__Requirements__
Reproduce the entries word for word, and omit any picture you find in them.

__Materials provided__
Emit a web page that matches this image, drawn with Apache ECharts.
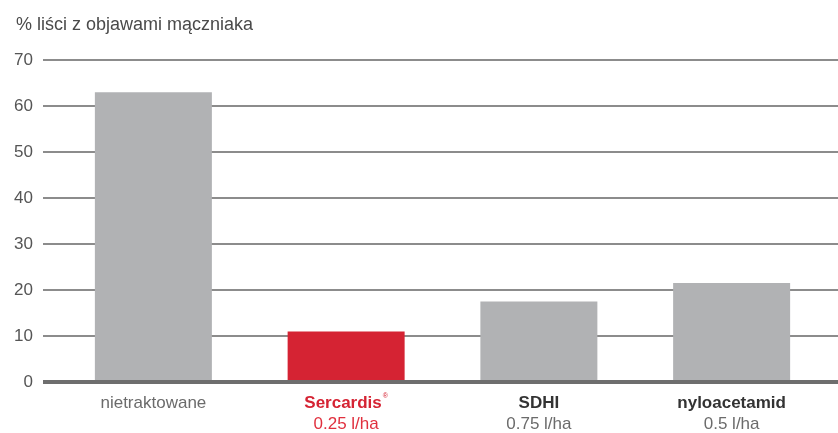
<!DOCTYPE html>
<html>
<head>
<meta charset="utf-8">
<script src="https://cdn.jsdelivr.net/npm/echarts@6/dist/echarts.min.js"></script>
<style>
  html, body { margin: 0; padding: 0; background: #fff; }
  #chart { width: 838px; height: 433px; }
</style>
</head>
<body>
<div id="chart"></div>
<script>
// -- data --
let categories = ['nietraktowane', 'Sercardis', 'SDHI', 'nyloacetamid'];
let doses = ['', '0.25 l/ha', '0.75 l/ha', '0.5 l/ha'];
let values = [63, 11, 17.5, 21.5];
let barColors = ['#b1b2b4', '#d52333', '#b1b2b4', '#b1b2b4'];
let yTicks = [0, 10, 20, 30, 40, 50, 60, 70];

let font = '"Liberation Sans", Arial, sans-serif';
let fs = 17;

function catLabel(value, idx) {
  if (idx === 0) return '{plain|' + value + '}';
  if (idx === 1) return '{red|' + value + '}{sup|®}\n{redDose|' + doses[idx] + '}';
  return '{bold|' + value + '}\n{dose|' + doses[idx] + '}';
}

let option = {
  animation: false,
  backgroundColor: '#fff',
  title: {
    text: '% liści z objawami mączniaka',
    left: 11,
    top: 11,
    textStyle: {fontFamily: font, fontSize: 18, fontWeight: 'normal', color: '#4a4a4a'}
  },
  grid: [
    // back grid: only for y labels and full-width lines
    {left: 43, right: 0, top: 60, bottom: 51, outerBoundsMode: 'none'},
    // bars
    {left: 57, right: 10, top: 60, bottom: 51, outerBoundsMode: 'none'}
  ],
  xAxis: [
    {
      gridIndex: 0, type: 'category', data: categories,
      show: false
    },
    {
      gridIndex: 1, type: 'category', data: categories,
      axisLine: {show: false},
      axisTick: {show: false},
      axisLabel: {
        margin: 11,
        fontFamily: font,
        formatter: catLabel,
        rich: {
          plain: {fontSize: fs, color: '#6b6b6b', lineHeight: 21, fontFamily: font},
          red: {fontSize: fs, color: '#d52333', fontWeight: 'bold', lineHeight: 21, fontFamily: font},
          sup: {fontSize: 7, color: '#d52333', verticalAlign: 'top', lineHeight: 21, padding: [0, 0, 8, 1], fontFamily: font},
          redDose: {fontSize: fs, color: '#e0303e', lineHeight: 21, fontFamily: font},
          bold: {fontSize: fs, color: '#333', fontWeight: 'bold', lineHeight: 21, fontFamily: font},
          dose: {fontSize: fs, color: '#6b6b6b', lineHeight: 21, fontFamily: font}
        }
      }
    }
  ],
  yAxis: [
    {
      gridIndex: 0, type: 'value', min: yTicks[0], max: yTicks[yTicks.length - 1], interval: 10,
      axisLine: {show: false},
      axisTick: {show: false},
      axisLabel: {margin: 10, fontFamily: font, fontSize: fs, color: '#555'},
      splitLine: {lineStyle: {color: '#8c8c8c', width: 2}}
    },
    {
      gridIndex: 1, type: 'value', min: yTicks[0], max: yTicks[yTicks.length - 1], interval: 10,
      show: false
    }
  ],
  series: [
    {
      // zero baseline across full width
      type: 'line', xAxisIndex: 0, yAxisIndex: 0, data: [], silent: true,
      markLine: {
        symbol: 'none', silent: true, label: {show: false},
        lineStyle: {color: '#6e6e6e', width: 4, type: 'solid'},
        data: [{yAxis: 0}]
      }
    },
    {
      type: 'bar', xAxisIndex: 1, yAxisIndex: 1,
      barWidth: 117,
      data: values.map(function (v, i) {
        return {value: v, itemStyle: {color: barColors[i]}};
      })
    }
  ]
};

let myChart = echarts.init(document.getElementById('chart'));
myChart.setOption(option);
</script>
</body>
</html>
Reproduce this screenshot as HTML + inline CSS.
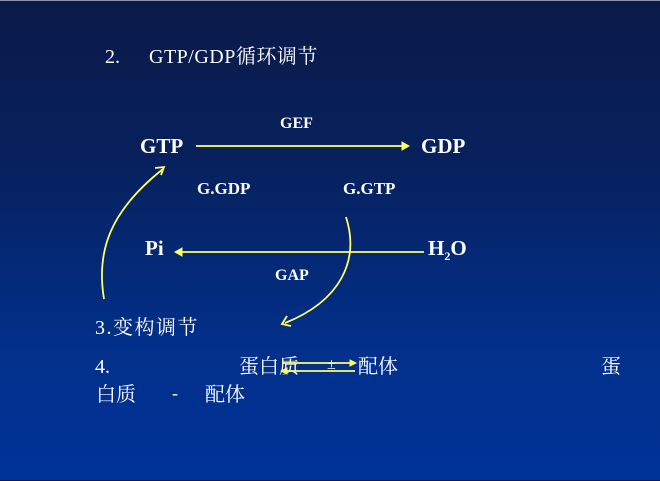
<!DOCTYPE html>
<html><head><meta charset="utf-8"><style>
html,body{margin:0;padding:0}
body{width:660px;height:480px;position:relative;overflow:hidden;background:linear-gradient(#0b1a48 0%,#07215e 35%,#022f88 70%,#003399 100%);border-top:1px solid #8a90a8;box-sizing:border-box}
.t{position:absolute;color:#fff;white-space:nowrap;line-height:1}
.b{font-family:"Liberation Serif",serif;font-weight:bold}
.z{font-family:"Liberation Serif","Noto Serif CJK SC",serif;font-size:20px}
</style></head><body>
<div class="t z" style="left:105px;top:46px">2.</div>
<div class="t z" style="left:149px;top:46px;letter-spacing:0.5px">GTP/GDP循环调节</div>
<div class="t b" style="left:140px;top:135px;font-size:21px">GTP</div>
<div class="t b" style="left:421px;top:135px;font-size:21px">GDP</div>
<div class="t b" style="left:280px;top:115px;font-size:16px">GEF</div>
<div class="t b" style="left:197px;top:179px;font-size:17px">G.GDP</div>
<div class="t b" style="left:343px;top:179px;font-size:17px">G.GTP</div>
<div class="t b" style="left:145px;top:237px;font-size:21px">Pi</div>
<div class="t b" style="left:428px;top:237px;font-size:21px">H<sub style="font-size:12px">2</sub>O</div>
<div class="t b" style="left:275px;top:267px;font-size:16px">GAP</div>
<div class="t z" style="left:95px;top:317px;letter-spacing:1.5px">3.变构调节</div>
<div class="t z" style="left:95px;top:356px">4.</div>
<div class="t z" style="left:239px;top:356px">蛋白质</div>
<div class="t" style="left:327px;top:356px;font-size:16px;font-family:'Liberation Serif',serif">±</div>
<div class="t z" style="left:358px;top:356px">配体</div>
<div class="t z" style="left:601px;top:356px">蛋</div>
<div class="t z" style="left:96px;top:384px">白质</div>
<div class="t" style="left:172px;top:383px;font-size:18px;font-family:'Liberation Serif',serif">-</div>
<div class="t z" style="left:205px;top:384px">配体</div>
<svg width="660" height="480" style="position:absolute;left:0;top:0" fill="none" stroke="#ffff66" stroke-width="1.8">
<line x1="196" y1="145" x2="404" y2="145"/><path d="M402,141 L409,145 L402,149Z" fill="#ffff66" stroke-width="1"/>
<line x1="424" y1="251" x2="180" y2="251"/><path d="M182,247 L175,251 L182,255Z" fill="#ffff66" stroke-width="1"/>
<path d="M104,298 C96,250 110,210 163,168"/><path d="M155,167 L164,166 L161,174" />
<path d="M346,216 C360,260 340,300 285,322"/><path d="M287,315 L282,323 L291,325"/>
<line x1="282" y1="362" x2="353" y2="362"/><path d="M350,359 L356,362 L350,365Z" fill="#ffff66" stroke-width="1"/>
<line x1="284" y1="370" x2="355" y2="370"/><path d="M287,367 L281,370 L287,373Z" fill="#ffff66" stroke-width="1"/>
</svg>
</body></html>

__Result of the exercise__
Emit a web page that matches this image, drawn with Apache ECharts.
<!DOCTYPE html>
<html>
<head>
<meta charset="utf-8">
<script src="https://cdn.jsdelivr.net/npm/echarts@6/dist/echarts.min.js"></script>
<style>
  html, body { margin: 0; padding: 0; background: #fff; }
  #chart { width: 838px; height: 433px; }
</style>
</head>
<body>
<div id="chart"></div>
<script>
// -- data --
let categories = ['nietraktowane', 'Sercardis', 'SDHI', 'nyloacetamid'];
let doses = ['', '0.25 l/ha', '0.75 l/ha', '0.5 l/ha'];
let values = [63, 11, 17.5, 21.5];
let barColors = ['#b1b2b4', '#d52333', '#b1b2b4', '#b1b2b4'];
let yTicks = [0, 10, 20, 30, 40, 50, 60, 70];

let font = '"Liberation Sans", Arial, sans-serif';
let fs = 17;

function catLabel(value, idx) {
  if (idx === 0) return '{plain|' + value + '}';
  if (idx === 1) return '{red|' + value + '}{sup|®}\n{redDose|' + doses[idx] + '}';
  return '{bold|' + value + '}\n{dose|' + doses[idx] + '}';
}

let option = {
  animation: false,
  backgroundColor: '#fff',
  title: {
    text: '% liści z objawami mączniaka',
    left: 11,
    top: 11,
    textStyle: {fontFamily: font, fontSize: 18, fontWeight: 'normal', color: '#4a4a4a'}
  },
  grid: [
    // back grid: only for y labels and full-width lines
    {left: 43, right: 0, top: 60, bottom: 51, outerBoundsMode: 'none'},
    // bars
    {left: 57, right: 10, top: 60, bottom: 51, outerBoundsMode: 'none'}
  ],
  xAxis: [
    {
      gridIndex: 0, type: 'category', data: categories,
      show: false
    },
    {
      gridIndex: 1, type: 'category', data: categories,
      axisLine: {show: false},
      axisTick: {show: false},
      axisLabel: {
        margin: 11,
        fontFamily: font,
        formatter: catLabel,
        rich: {
          plain: {fontSize: fs, color: '#6b6b6b', lineHeight: 21, fontFamily: font},
          red: {fontSize: fs, color: '#d52333', fontWeight: 'bold', lineHeight: 21, fontFamily: font},
          sup: {fontSize: 7, color: '#d52333', verticalAlign: 'top', lineHeight: 21, padding: [0, 0, 8, 1], fontFamily: font},
          redDose: {fontSize: fs, color: '#e0303e', lineHeight: 21, fontFamily: font},
          bold: {fontSize: fs, color: '#333', fontWeight: 'bold', lineHeight: 21, fontFamily: font},
          dose: {fontSize: fs, color: '#6b6b6b', lineHeight: 21, fontFamily: font}
        }
      }
    }
  ],
  yAxis: [
    {
      gridIndex: 0, type: 'value', min: yTicks[0], max: yTicks[yTicks.length - 1], interval: 10,
      axisLine: {show: false},
      axisTick: {show: false},
      axisLabel: {margin: 10, fontFamily: font, fontSize: fs, color: '#555'},
      splitLine: {lineStyle: {color: '#8c8c8c', width: 2}}
    },
    {
      gridIndex: 1, type: 'value', min: yTicks[0], max: yTicks[yTicks.length - 1], interval: 10,
      show: false
    }
  ],
  series: [
    {
      // zero baseline across full width
      type: 'line', xAxisIndex: 0, yAxisIndex: 0, data: [], silent: true,
      markLine: {
        symbol: 'none', silent: true, label: {show: false},
        lineStyle: {color: '#6e6e6e', width: 4, type: 'solid'},
        data: [{yAxis: 0}]
      }
    },
    {
      type: 'bar', xAxisIndex: 1, yAxisIndex: 1,
      barWidth: 117,
      data: values.map(function (v, i) {
        return {value: v, itemStyle: {color: barColors[i]}};
      })
    }
  ]
};

let myChart = echarts.init(document.getElementById('chart'));
myChart.setOption(option);
</script>
</body>
</html>
Reproduce this screenshot as HTML + inline CSS.
<!DOCTYPE html>
<html><head><meta charset="utf-8"><style>
html,body{margin:0;padding:0}
body{width:660px;height:480px;position:relative;overflow:hidden;background:linear-gradient(#0b1a48 0%,#07215e 35%,#022f88 70%,#003399 100%);border-top:1px solid #8a90a8;box-sizing:border-box}
.t{position:absolute;color:#fff;white-space:nowrap;line-height:1}
.b{font-family:"Liberation Serif",serif;font-weight:bold}
.z{font-family:"Liberation Serif","Noto Serif CJK SC",serif;font-size:20px}
</style></head><body>
<div class="t z" style="left:105px;top:46px">2.</div>
<div class="t z" style="left:149px;top:46px;letter-spacing:0.5px">GTP/GDP循环调节</div>
<div class="t b" style="left:140px;top:135px;font-size:21px">GTP</div>
<div class="t b" style="left:421px;top:135px;font-size:21px">GDP</div>
<div class="t b" style="left:280px;top:115px;font-size:16px">GEF</div>
<div class="t b" style="left:197px;top:179px;font-size:17px">G.GDP</div>
<div class="t b" style="left:343px;top:179px;font-size:17px">G.GTP</div>
<div class="t b" style="left:145px;top:237px;font-size:21px">Pi</div>
<div class="t b" style="left:428px;top:237px;font-size:21px">H<sub style="font-size:12px">2</sub>O</div>
<div class="t b" style="left:275px;top:267px;font-size:16px">GAP</div>
<div class="t z" style="left:95px;top:317px;letter-spacing:1.5px">3.变构调节</div>
<div class="t z" style="left:95px;top:356px">4.</div>
<div class="t z" style="left:239px;top:356px">蛋白质</div>
<div class="t" style="left:327px;top:356px;font-size:16px;font-family:'Liberation Serif',serif">±</div>
<div class="t z" style="left:358px;top:356px">配体</div>
<div class="t z" style="left:601px;top:356px">蛋</div>
<div class="t z" style="left:96px;top:384px">白质</div>
<div class="t" style="left:172px;top:383px;font-size:18px;font-family:'Liberation Serif',serif">-</div>
<div class="t z" style="left:205px;top:384px">配体</div>
<svg width="660" height="480" style="position:absolute;left:0;top:0" fill="none" stroke="#ffff66" stroke-width="1.8">
<line x1="196" y1="145" x2="404" y2="145"/><path d="M402,141 L409,145 L402,149Z" fill="#ffff66" stroke-width="1"/>
<line x1="424" y1="251" x2="180" y2="251"/><path d="M182,247 L175,251 L182,255Z" fill="#ffff66" stroke-width="1"/>
<path d="M104,298 C96,250 110,210 163,168"/><path d="M155,167 L164,166 L161,174" />
<path d="M346,216 C360,260 340,300 285,322"/><path d="M287,315 L282,323 L291,325"/>
<line x1="282" y1="362" x2="353" y2="362"/><path d="M350,359 L356,362 L350,365Z" fill="#ffff66" stroke-width="1"/>
<line x1="284" y1="370" x2="355" y2="370"/><path d="M287,367 L281,370 L287,373Z" fill="#ffff66" stroke-width="1"/>
</svg>
</body></html>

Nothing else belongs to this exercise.